This question and answer is provided by Escapees Club.
Q. We bought a seven-year-old, 38-foot fifth wheel that will remain on our lot in Nevada. Our RV will be stored from June through September. The summer sun is punishing hot. Two years ago, the temperature was in the three digits for more than eight weeks.
Last year, the wind was over 80 miles an hour on one occasion. What steps can we take to preserve our fifth wheel’s interior and exterior? Can you recommend a wax to keep the outside paint and decals in the best of condition? Is it best to roll in the three slide-outs, or does it make any difference?

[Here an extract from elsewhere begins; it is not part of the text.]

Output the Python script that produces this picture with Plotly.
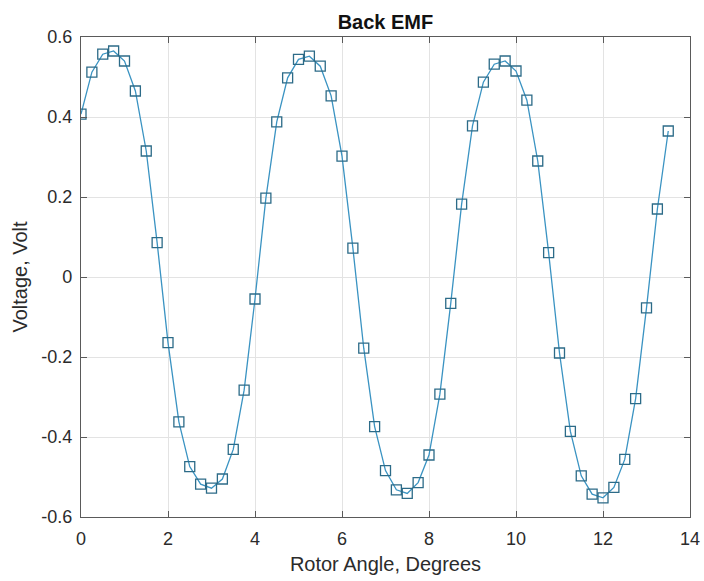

A. In some ways, the desert environment is beneficial when storing an RV because there is little humidity. This pretty much eliminates any problems with mold or mildew! However, the sun is intense and can damage not only exterior items like decals and rubber seals, but also interior items like drapes and well coverings if the sun shines in repeatedly on an area.
You need to allow for some ventilation by leaving a couple of windows and a roof vent open an inch or so. You will have sand/dust inside, but you have to let the air circulate. You should close all blinds or even consider taping aluminum foil on all windows inside to cut down on the heat/light entering the rig. Alternately, you can buy an RV cover, but in dusty and windy areas, the covers can flap around and damage exterior paint.
Definitely avoid those cheap blue tarps! They will do more harm than good.
Remove all food items, toiletries and anything else that can be damaged by the heat. Put the slides in as they seal much better when retracted. Cover the tires to reduce sun damage. It wouldn’t hurt to apply a good coat of automotive wax to the exterior to help preserve decals and graphics.
Unplug the rig from shore power and disconnect the house batteries. If there is someone who can put an automotive battery charger on them once a month overnight, it will help a lot.